Every bill creates winners and losers. Here's who stands to gain and who bears the cost.

Who Benefits

  • Experienced freelance creatives (photographers, videographers, photo editors, graphic designers, freelance writers): the bill preserves a pathway to independent-contractor status where contracts, IP allocation, and non-replacement facts are documented, enabling continued client-side freelancing without mandatory employment classification under the ABC test.
  • Licensed professionals who operate genuine independent practices (enrolled agents, appraisers, registered professional foresters): the statutory language recognizes professional licensing and business-registration practices as indicia of independent status.
  • Hiring entities that rely on bona fide contractors (agencies, content platforms, salons that rent space): these organizations can retain contractor relationships for covered professions if they collect and preserve the documentary proof the statute requires.
  • Digital content aggregators and licensing intermediaries: the bill expressly contemplates aggregator-licensee relationships for photographers and similar creators, clarifying that those distribution arrangements can fit within the professional-services carve-out.

Who Bears the Cost

  • Small salons and salon owners who rent chairs: they may face new 1099 issuance requirements, verification of contractors’ business licenses, and contract-redrafting obligations; failure to comply could create IRS or labor exposures.
  • Hiring entities generally (marketing firms, publishers, app-based platforms): employers must maintain documentation to prove each of the six factors for covered contractors, increasing compliance and recordkeeping costs and raising litigation risk if records are incomplete.
  • California labor and tax agencies: enforcement will involve more detailed fact-finding across many discrete professions, increasing investigatory complexity and resource needs to adjudicate documentary disputes.
  • Contractors who lack business infrastructure (new or hobby practitioners): workers without a separate business location, business license, or a book of business may lose the benefit of independent-contractor status and be exposed to reclassification despite being treated as independent in practice.

Key Issues

The Core Tension

The central dilemma AB 504 tries to solve is familiar: protect workers from disguised employment while preserving space for genuine small-business contractors. The bill favors the latter for a long list of professions but only if hiring entities can assemble documentary proof of independent-business attributes — a solution that grants flexibility to some while imposing heavier compliance, reporting, and litigation burdens on others.

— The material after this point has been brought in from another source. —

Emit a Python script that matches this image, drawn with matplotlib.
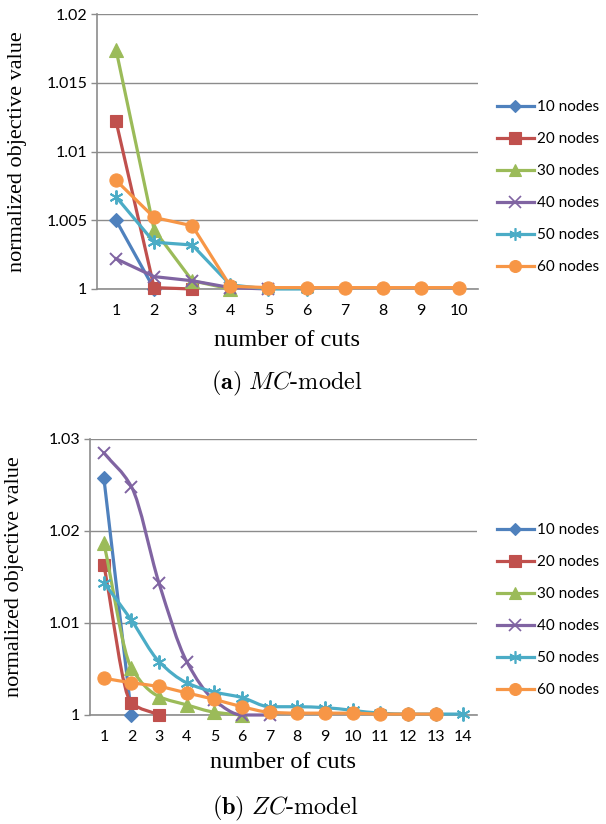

The bill sets up multiple practical and legal frictions. First, applying Borello conditioned on a conjunctive six-factor list transforms classification disputes into evidentiary inquiries about documentary indicia, but it does not specify standards of proof or permissible documentary forms — courts will have to decide what constitutes adequate proof of a "book of business" or of "customary exercise of discretion." That creates predictable litigation over the sufficiency and form of evidence (contracts, invoices, client lists, booking records, bank deposits) and increases the value of good contract hygiene.

Second, several provisions introduce operational traps. The 1099-from-contractor-to-salon rule flips typical tax reporting practice in some chair-rental models and creates a mismatch risk with how payments are actually processed; the six-month licensing trigger forces contractors and hiring entities to monitor local licensing regimes continuously; and the manicurist provision’s stated inoperability date raises questions about transitional effects and whether the allowance was intended to be temporary.

Finally, occupation‑specific doctrines (non-replacement, original creative character, or intellectual-varied HR work) rely on fact-intensive and context-dependent lines that will spawn disputes over whether particular tasks are "essential" or merely incidental.